I have been convalescing.
(An operation of the female kind left me with some fetching stitches)
For two weeks I have been sporting a rather ridiculous Cone on my head. The cone prevented me from licking the said stitches. This would have been a very bad thing apparently. I know this because every time I attempted it, the Boss intervened and the aptly named, Elizabethan Collar, was brought out.
At first, I admit, this unusual headgear worried me. It did not seem to mean that I was about to go out for a walk – unlike the Halti which goes over my nose and can be annoying but is worth putting up with for a short while. No, the cone was attached to my collar and engulfed my ears and head for no apparent purpose.

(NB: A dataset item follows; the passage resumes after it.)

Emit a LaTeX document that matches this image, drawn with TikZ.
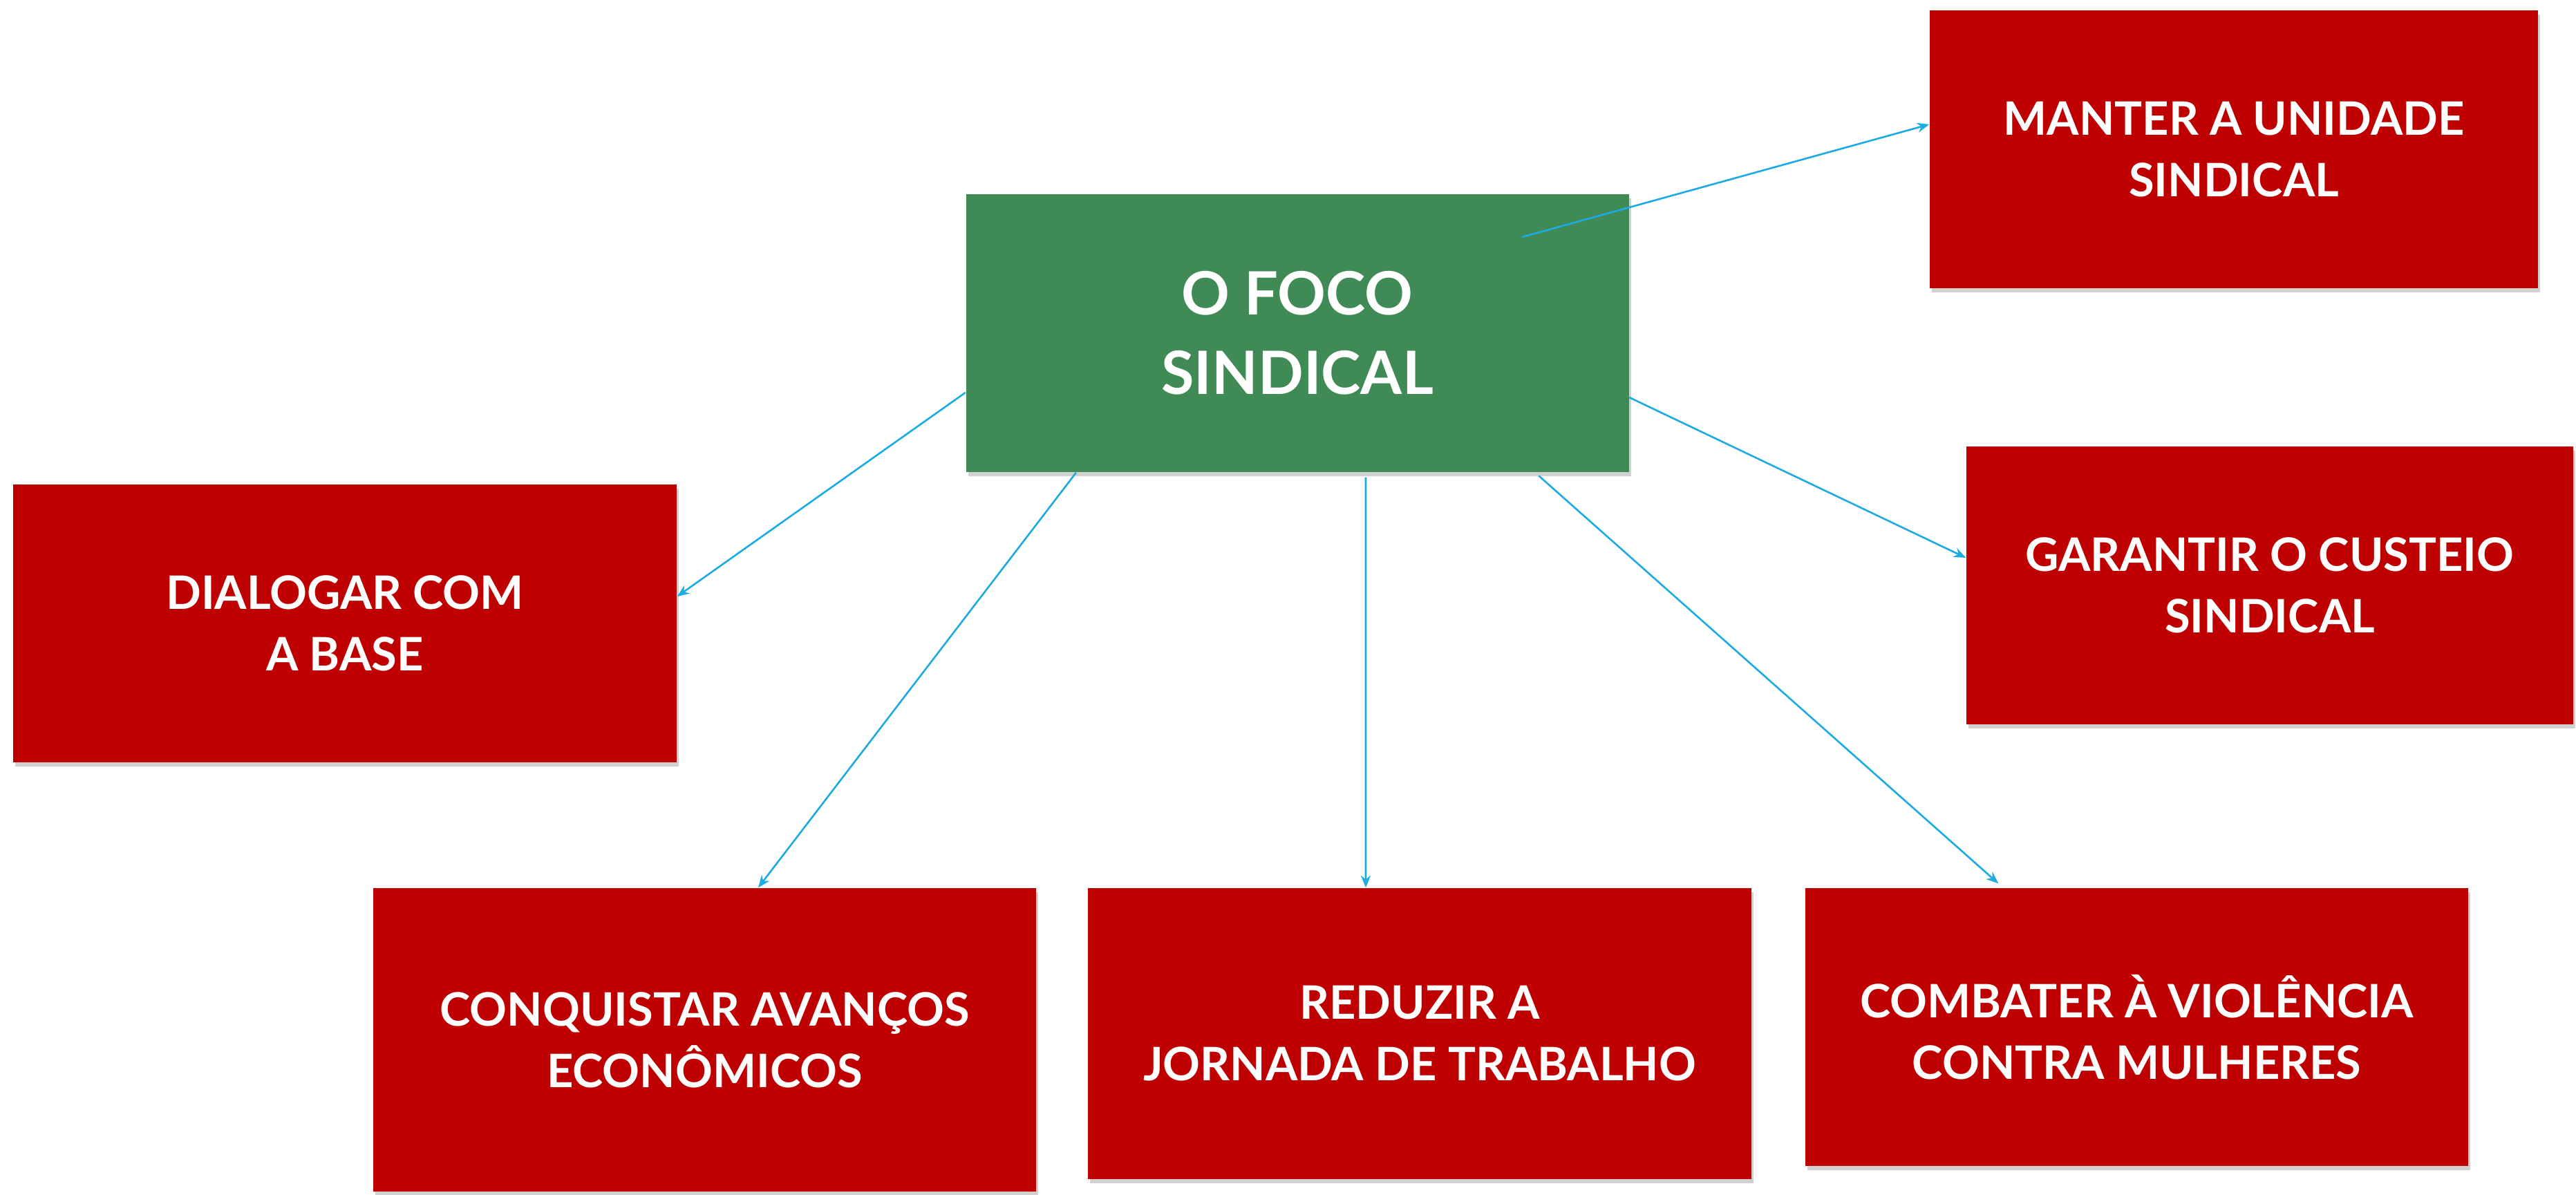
\documentclass[tikz,border=0pt]{standalone}
\usepackage{fontspec}
\setmainfont{Lato}
\definecolor{focogreen}{RGB}{64, 138, 86}
\definecolor{metared}{RGB}{191, 0, 0}
\definecolor{linkblue}{RGB}{29, 171, 226}
\usetikzlibrary{
    arrows.meta,
    positioning,
    calc,
    shadows
}

\begin{document}
\begin{tikzpicture}[
    box/.style={rectangle, inner sep=0pt, align=center, text=white,
        font=\bfseries\fontsize{19pt}{25.3pt}\selectfont,
        minimum width=9.59cm, minimum height=4.02cm,
        drop shadow={shadow xshift=0.03cm, shadow yshift=-0.06cm, fill=black, opacity=0.18}},
    goalbox/.style={box, fill=metared},
    focusbox/.style={box, fill=focogreen, font=\bfseries\fontsize{24.6pt}{32.7pt}\selectfont},
    link/.style={draw=linkblue, line width=0.75pt, -{Stealth[length=5pt, width=4pt]}}
]
    \useasboundingbox (0,0) rectangle (37.27,17.28);

    % Central box
    \node[focusbox] (foco) at (18.77,12.46) {O FOCO\\SINDICAL};

    % Goals around it
    \node[goalbox, minimum width=8.80cm] (manter) at (32.32,15.12) {MANTER A UNIDADE\\SINDICAL};
    \node[goalbox, minimum width=8.78cm] (garantir) at (32.84,8.81) {GARANTIR O CUSTEIO\\SINDICAL};
    \node[goalbox, minimum width=9.60cm] (dialogar) at (4.99,8.26) {DIALOGAR COM\\A BASE};
    \node[goalbox, minimum height=4.39cm] (conquistar) at (10.195,2.235) {CONQUISTAR AVANÇOS\\ECONÔMICOS};
    \node[goalbox, minimum width=9.60cm, minimum height=4.21cm] (reduzir) at (20.54,2.325) {REDUZIR A\\JORNADA DE TRABALHO};
    \node[goalbox] (combater) at (30.915,2.42) {COMBATER À VIOLÊNCIA\\CONTRA MULHERES};

    % Links
    \coordinate (fstart) at ($(foco.center)+(3.25,1.39)$);
    \draw[link] (fstart) -- ([yshift=0.36cm]manter.west);
    \draw[link] (foco.east) ++(0,-0.93) -- ([yshift=0.40cm]garantir.west);
    \draw[link] ([yshift=-0.86cm]foco.west) -- ([yshift=0.39cm]dialogar.east);
    \draw[link] ([xshift=-3.20cm]foco.south) -- ([xshift=0.775cm]conquistar.north);
    \draw[link, shorten <=0.07cm] ([xshift=0.99cm]foco.south) -- ([xshift=-0.78cm]reduzir.north);
    \draw[link, shorten <=0.07cm, shorten >=0.09cm] ([xshift=3.44cm]foco.south) -- ([xshift=-1.935cm]combater.north);
\end{tikzpicture}
\end{document}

The Vet told me it was for my own good and the Boss concurred.
Now, you might think I would do all within my power to get rid of this unasked for appendage. Not so. Once I had grown used to it I found it had its uses. So, for all you canines out there who might at some point be obliged to wear such a contraption, here are a few ideas for its use:
1. Your cone as the perfect meal protector
Ok, at first it was a tad difficult. The bowl of food was placed before me. I moved in to dine. Head down – where was the bowl? I could see the bowl through the cone but I was the other side. I moved forward, so did the bowl. Ah, the Boss saw my dilemma and kindly popped the cone over the dish. There you have it! The perfect private eating place. No other dog could steal my food for as long as my dish was encased in its plastic igloo. Granted, it was a bit hot under there but I soon got the knack of coming up for air and positioning myself so that the cone popped over the dish of its own accord.
2. Your cone as a shovel
Like many dogs I love to forage in the garden for roots and balls and anything tasty – the muddier the prize the better. At first I was not quite sure how I could conduct such an exploration whilst thus encumbered. Aha! No problem – once I had mastered the art of positioning my mouth just ahead of the desired object, it was a simple task to shovel it up with the cone, lodging it safely inside until needed. This exercise did result in a quantity of mud and grass being scooped up at the same time and caused the Boss to attack me with a wet cloth, swooshing it round the cone at every opportunity. I can only liken this experience to that of being stuck in the drum of a washing machine as the clothes spin round. A very strange experience!
3. Your cone as a game enhancer
This has to be my favourite. The Boss thoughtfully provided me with me some new toys, one of which was a medium sized ball. This was just large enough so that it would not lodge beneath the sofa. I was prepared to overlook this faux pas, even though one of my favourite games is to push a tennis ball as far under the sofa as I can and then demand that the Boss fetches it. Strangely, this seems to be something the Boss dislikes doing.
I have to say that I display some pretty fancy footwork when playing ball. I can hold a ball in my front paws, passing it through my legs and stopping it niftilywith my back paws. I can pass it back and forth in this way until finally, it spins across the floor of its own accord, nudged on by my nose and comes to rest beneath the sofa. The Boss thinks I should turn professional. Unable to use my nose, I soon learnt to use the cone instead. With the ball trapped within the mouth of the cone, I managed to achieve perfect control as I dribbled the ball to its final destination.
4. Your cone as a battering ram
There is nothing quite as useful as a plastic cone for making sure you get first dibs on anything. I mean, who is going to stand in your way when you run full pelt at them, tongue lolling, ears flapping against the cone, giving you the appearance of a Triceratops at full charge? It opened doors for me in more ways than one!
5. Your cone as a sympathy gatherer
Visitors just love to make a fuss of you if you wear one of these contraptions. Yes, they laugh a little but then they ‘ooh’ and ‘aah’ and allow you to lay your head (complete with cone) in their laps while they fondle your ears. It seems to give humans great pleasure to delve into the cone and grab your head. Almost as though you are laid out for them on a plate! Time to use those big-brown-eyes that seem magnified by their temporary incarceration, to gain the biggest sympathy vote ever.
The cone was removed at intervals and returned to me in pristine condition. I used these windows of opportunity to carry out my ablutions while the Boss supervised lest I nibble my stitches.
After a few interim trips to the Vet’s – it turns out that I am allergic to Cat-Gut (used for one layer of stitches) Cat-Gut? is it any wonder? – more anti-biotics were required – but the stitches were finally removed and so was the cone.
Walks have been somewhat boring for the past couple of weeks and how galling it has been to see Ol’ Keano trotting off on his own while I walk sedately at the Boss’s side on my lead. This week, I am pleased to report that things have returned to normal and normal woodland romps are back on the agenda.
Mind you, I must admit that I quite miss that Cone at times – it certainly did have its uses.